---------- Information provided ----------

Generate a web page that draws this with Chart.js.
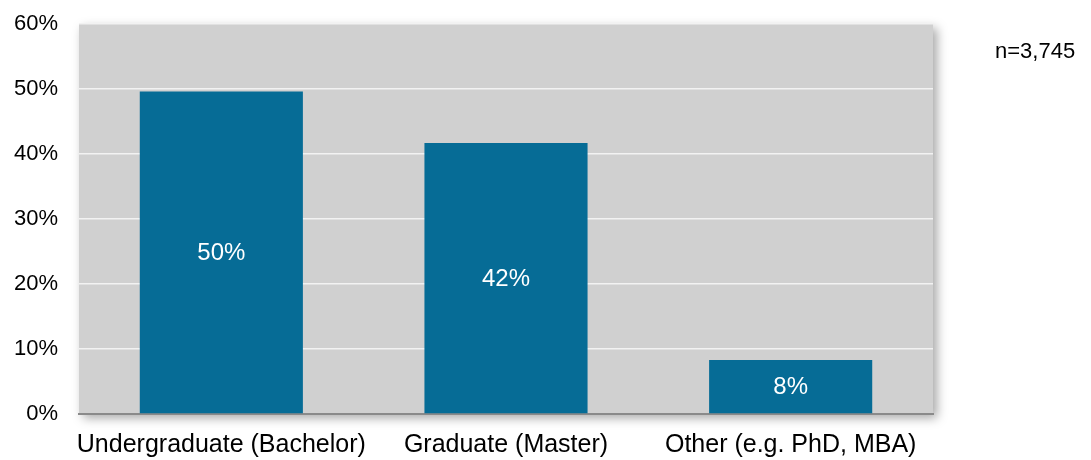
<!DOCTYPE html>
<html>
<head>
<meta charset="utf-8">
<script src="https://cdn.jsdelivr.net/npm/chart.js@4"></script>
<style>
  html, body { margin: 0; padding: 0; background: #ffffff; }
  #wrap { width: 1091px; height: 460px; position: relative; }
</style>
</head>
<body>
<div id="wrap"><canvas id="chart"></canvas></div>
<script>
// Degree level of respondents, share of total (n=3,745)
const categories = ["Undergraduate (Bachelor)", "Graduate (Master)", "Other (e.g. PhD, MBA)"];
const shares = [49.6, 41.7, 8.3];
const yTicks = [0, 10, 20, 30, 40, 50, 60];
const sampleNote = "n=3,745";

const FONT = "'Liberation Sans', Arial, sans-serif";

// grey panel with a soft drop shadow behind the plot
const panel = {
  id: "panel",
  beforeDraw(chart) {
    const { ctx, chartArea: a } = chart;
    ctx.save();
    ctx.shadowColor = "rgba(0,0,0,0.35)";
    ctx.shadowBlur = 10;
    ctx.shadowOffsetX = 4;
    ctx.shadowOffsetY = 4;
    ctx.fillStyle = "#d0d0d0";
    ctx.fillRect(a.left, a.top, a.right - a.left, a.bottom - a.top);
    ctx.restore();
  },
};

// percentage written inside each bar, plus the sample size note
const labels = {
  id: "labels",
  afterDatasetsDraw(chart) {
    const { ctx } = chart;
    const meta = chart.getDatasetMeta(0);
    ctx.save();
    ctx.font = "24px " + FONT;
    ctx.fillStyle = "#ffffff";
    ctx.textAlign = "center";
    ctx.textBaseline = "middle";
    meta.data.forEach((bar, i) => {
      const mid = (bar.y + bar.base) / 2;
      ctx.fillText(Math.round(shares[i]) + "%", bar.x, mid + 1);
    });
    ctx.font = "22px " + FONT;
    ctx.fillStyle = "#000000";
    ctx.textAlign = "left";
    ctx.textBaseline = "alphabetic";
    ctx.fillText(sampleNote, 995, 58);
    ctx.restore();
  },
};

new Chart(document.getElementById("chart"), {
  type: "bar",
  data: {
    labels: categories,
    datasets: [{
      data: shares,
      backgroundColor: "#066c96",
      borderWidth: 0,
      barPercentage: 1,
      categoryPercentage: 0.573,
    }],
  },
  options: {
    responsive: true,
    maintainAspectRatio: false,
    animation: false,
    layout: { padding: { top: 24, right: 158, left: 0, bottom: 0 } },
    plugins: { legend: { display: false }, tooltip: { enabled: false } },
    scales: {
      x: {
        grid: { display: false, drawTicks: false },
        border: { display: true, color: "#8a8a8a", width: 2 },
        ticks: {
          color: "#000000",
          font: { family: FONT, size: 25 },
          padding: 16,
          maxRotation: 0,
          autoSkip: false,
        },
        afterFit: (s) => { s.height = 46; },
      },
      y: {
        min: 0,
        max: 60,
        afterBuildTicks: (s) => { s.ticks = yTicks.map(v => ({ value: v })); },
        grid: {
          color: (c) => c.tick && c.tick.value === 0 ? "rgba(0,0,0,0)" : "#f2f2f2",
          lineWidth: 1.5,
          drawTicks: true,
          tickLength: 21,       // invisible ticks keep the labels clear of the panel
          tickColor: "rgba(0,0,0,0)",
        },
        border: { display: false },
        ticks: {
          color: "#000000",
          font: { family: FONT, size: 22 },
          padding: 0,
          callback: (v) => v + "%",
        },
        afterFit: (s) => { s.width = 79; },
      },
    },
  },
  plugins: [panel, labels],
});
</script>
</body>
</html>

----------

Your instructions
In your copy of the listing above, reproduce each line exactly and omit all pictures.

Completed task
Generate a web page that draws this with Chart.js.
<!DOCTYPE html>
<html>
<head>
<meta charset="utf-8">
<script src="https://cdn.jsdelivr.net/npm/chart.js@4"></script>
<style>
  html, body { margin: 0; padding: 0; background: #ffffff; }
  #wrap { width: 1091px; height: 460px; position: relative; }
</style>
</head>
<body>
<div id="wrap"><canvas id="chart"></canvas></div>
<script>
// Degree level of respondents, share of total (n=3,745)
const categories = ["Undergraduate (Bachelor)", "Graduate (Master)", "Other (e.g. PhD, MBA)"];
const shares = [49.6, 41.7, 8.3];
const yTicks = [0, 10, 20, 30, 40, 50, 60];
const sampleNote = "n=3,745";

const FONT = "'Liberation Sans', Arial, sans-serif";

// grey panel with a soft drop shadow behind the plot
const panel = {
  id: "panel",
  beforeDraw(chart) {
    const { ctx, chartArea: a } = chart;
    ctx.save();
    ctx.shadowColor = "rgba(0,0,0,0.35)";
    ctx.shadowBlur = 10;
    ctx.shadowOffsetX = 4;
    ctx.shadowOffsetY = 4;
    ctx.fillStyle = "#d0d0d0";
    ctx.fillRect(a.left, a.top, a.right - a.left, a.bottom - a.top);
    ctx.restore();
  },
};

// percentage written inside each bar, plus the sample size note
const labels = {
  id: "labels",
  afterDatasetsDraw(chart) {
    const { ctx } = chart;
    const meta = chart.getDatasetMeta(0);
    ctx.save();
    ctx.font = "24px " + FONT;
    ctx.fillStyle = "#ffffff";
    ctx.textAlign = "center";
    ctx.textBaseline = "middle";
    meta.data.forEach((bar, i) => {
      const mid = (bar.y + bar.base) / 2;
      ctx.fillText(Math.round(shares[i]) + "%", bar.x, mid + 1);
    });
    ctx.font = "22px " + FONT;
    ctx.fillStyle = "#000000";
    ctx.textAlign = "left";
    ctx.textBaseline = "alphabetic";
    ctx.fillText(sampleNote, 995, 58);
    ctx.restore();
  },
};

new Chart(document.getElementById("chart"), {
  type: "bar",
  data: {
    labels: categories,
    datasets: [{
      data: shares,
      backgroundColor: "#066c96",
      borderWidth: 0,
      barPercentage: 1,
      categoryPercentage: 0.573,
    }],
  },
  options: {
    responsive: true,
    maintainAspectRatio: false,
    animation: false,
    layout: { padding: { top: 24, right: 158, left: 0, bottom: 0 } },
    plugins: { legend: { display: false }, tooltip: { enabled: false } },
    scales: {
      x: {
        grid: { display: false, drawTicks: false },
        border: { display: true, color: "#8a8a8a", width: 2 },
        ticks: {
          color: "#000000",
          font: { family: FONT, size: 25 },
          padding: 16,
          maxRotation: 0,
          autoSkip: false,
        },
        afterFit: (s) => { s.height = 46; },
      },
      y: {
        min: 0,
        max: 60,
        afterBuildTicks: (s) => { s.ticks = yTicks.map(v => ({ value: v })); },
        grid: {
          color: (c) => c.tick && c.tick.value === 0 ? "rgba(0,0,0,0)" : "#f2f2f2",
          lineWidth: 1.5,
          drawTicks: true,
          tickLength: 21,       // invisible ticks keep the labels clear of the panel
          tickColor: "rgba(0,0,0,0)",
        },
        border: { display: false },
        ticks: {
          color: "#000000",
          font: { family: FONT, size: 22 },
          padding: 0,
          callback: (v) => v + "%",
        },
        afterFit: (s) => { s.width = 79; },
      },
    },
  },
  plugins: [panel, labels],
});
</script>
</body>
</html>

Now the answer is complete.